In pdit, each top level expression renders, so I immediately see intermediate states. In a cell-based flow, I often only see the final line unless I manually add debug output.

Just Python files

pdit starts from the realization that you do not need a special file format to make something notebook-like. A regular Python script will do, with a few conventions, such as rendering top-level strings as Markdown. This is close to Jupytext, an excellent tool that turns Jupyter notebooks into plain Python scripts with cell delimiters. The difference is exactly there: pdit does not need conversion to and from Python scripts, because it works directly with scripts.

Why does that matter? Coding agents. You can point an agent at a Python file while it is open in pdit, and pdit will automatically pick up changes the agent makes to the file. pdit then becomes a HUD for AI-written code, especially when combined with support for rendering HTML components.
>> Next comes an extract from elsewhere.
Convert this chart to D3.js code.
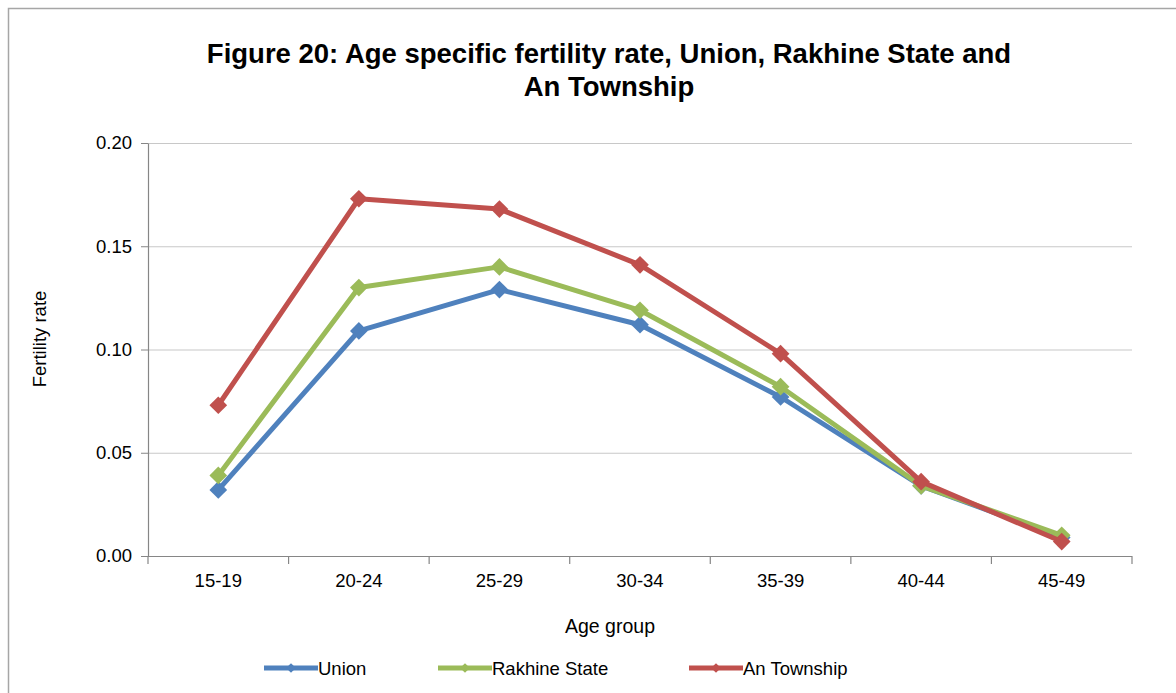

Demo: a coding agent updates a Python script while pdit renders each top level expression.

pdit is a tool

I have a lot of feature ideas for pdit, but what excites me most is that it feels like an orthogonal utility, without prescribing one way of working. Most of the power, I think, comes from that flexibility. I want pdit to be a tool that makes code tangible, narrowing the gap between code and output, which to me are often two sides of the same coin. In the best case, using pdit should feel like opening the hood of a car with the engine running, so you can actually see what your code is doing.

If you want to try it out, you can be up and running with a demo in less than a minute if you have uv installed:

uvx --with "pdit[demo]" pdit --demo

Otherwise, check out the website at pdit.dev.

Footnotes

  1. Only partly true. In Jupyter, you can use display() to render imperatively.

  2. You can suppress output by ending a line with a semicolon, a convention taken from IPython.